Youth strike for the climate

As a perfect antidote to the rise of nationalism, the youth strikes were internationalist to the core, with actions in about 150 countries on September 20th according to the BBC, writes Bob Whitehead. This was the biggest global protest yet, and it had the added bonus that workers were invited to join in by taking action at their place of work.

What a contrast to the actions of most governments, who have prevaricated since the Paris (Climate) Agreement of December 2015 spelled out that urgent action was necessary to keep the Earth’s temperature rise below 2 degrees Celsius, and preferably to a maximum of 1.5 degrees.

The World Meteorological Organisation has just issued a new warning; ‘the signs of global heating are speeding up, the five year period from 2014-19 is the warmest on record, sea level rise has accelerated significantly and the emissions of Carbon Dioxide are still rising, carbon cutting efforts must be intensified immediately’.

The response of most governments has been a mixture of denial, indifference, procrastination, greenwash and techno-fixes. Greta Thunberg described the claims of the UK to be world leader in cutting emissions as being “absurd” in her speech to Parliament in April. The carbon reductions claimed did not include aviation and shipping, or the effects of imports and exports.

The UK target for going carbon neutral is 2050, for some local authorities it is 2030, but for Extinction Rebellion it is 2025. Who is more tuned into the awareness of young people that drastic change is required in the here and now? Is it XR or is it Kwasi Kwarteng MP, Minister of State for Business, Energy and Clean Growth who opposed the pupil strikes; ‘I think education, time spent in school is incredibly important’. (This is from a government that has cut education by so much that many pupils are now being sent home for half a day a week due to insufficient staff!)

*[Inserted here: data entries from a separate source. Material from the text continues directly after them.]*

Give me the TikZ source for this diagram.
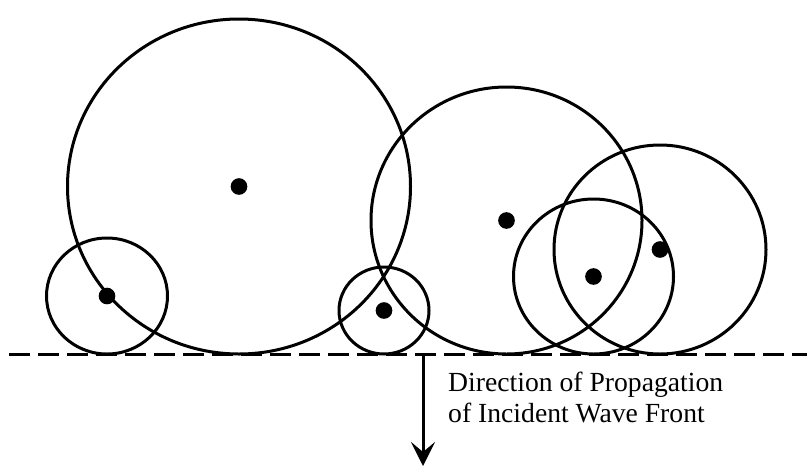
\documentclass[tikz,border=0pt]{standalone}
\usepackage{fontspec}
\setmainfont{Liberation Serif}
\usetikzlibrary{arrows.meta}
\tikzset{
  wave/.style={line width=0.09cm},
  ctr/.style={circle, fill=black, inner sep=0pt, minimum size=0.5cm},
  front/.style={line width=0.09cm, dash pattern=on 0.63cm off 0.24cm},
  prop/.style={-{Stealth[length=0.72cm, width=0.72cm, inset=0.3cm]}, line width=0.09cm},
  lbl/.style={anchor=base west, align=left, inner sep=0pt,
              font=\fontsize{23.6}{26}\selectfont},
}
\begin{document}
\begin{tikzpicture}[x=0.03cm, y=-0.03cm]
  \useasboundingbox (0,0) rectangle (807,466);
  % secondary wavelets: name/x/y/rx/ry
  \foreach \n/\cx/\cy/\rx/\ry in {w1/107/296/60.5/58, w2/239/186.5/171.5/167.5,
      w3/384/310.5/45/43.5, w4/506.5/220.5/135.5/133.5,
      w5/593.5/276.5/80/77.5, w6/660/249.5/106/104.5}{
    \node[ctr] (\n) at (\cx,\cy) {};
    \draw[wave] (\n.center) ellipse [x radius=\rx, y radius=\ry];
  }
  \coordinate (fl) at (9,354);
  \coordinate (fr) at (807,354);
  \draw[front] (fl) -- (fr);
  \coordinate (atop) at (423,355);
  \coordinate (abot) at (423,466);
  \draw[prop] (atop) -- (abot);
  \node[lbl] (txt) at (448,422) {Direction of Propagation\\of Incident Wave Front};
\end{tikzpicture}
\end{document}
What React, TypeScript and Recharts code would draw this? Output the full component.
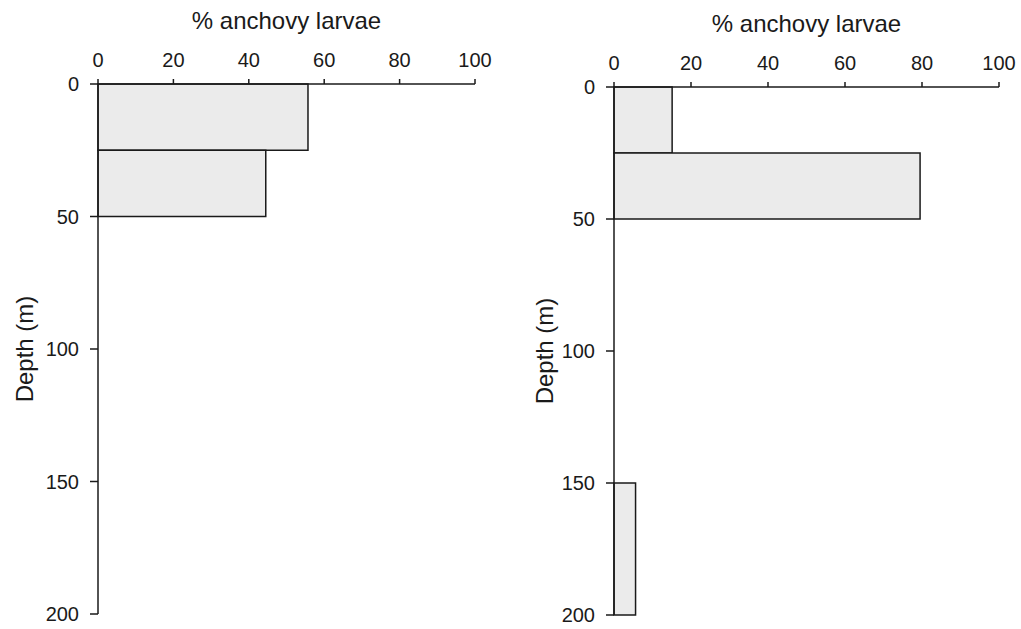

An estimate is that across the world over 3 million students and workers took to the streets. The UK Student Climate Network did a wonderful job in coordinating the action, with thousands, or tens of thousands on the streets in many cities and towns. Al Jazeera claimed there were 100,000 on the streets of London all told. The TUC unanimously endorsed the call for workers to join the action such as 30-minute walk-outs or lunchtime rallies. Many trades unionists answered the call, although the full picture is yet to emerge.

Another positive feature of the mobilisations is the growing awareness that while urgent action has to be taken now, such as via a Green New Deal, our current system has to be changed to see through the transformation properly. “System change not climate change” placards were very common in the demonstrations. For many, capitalism itself has now been put in the frame.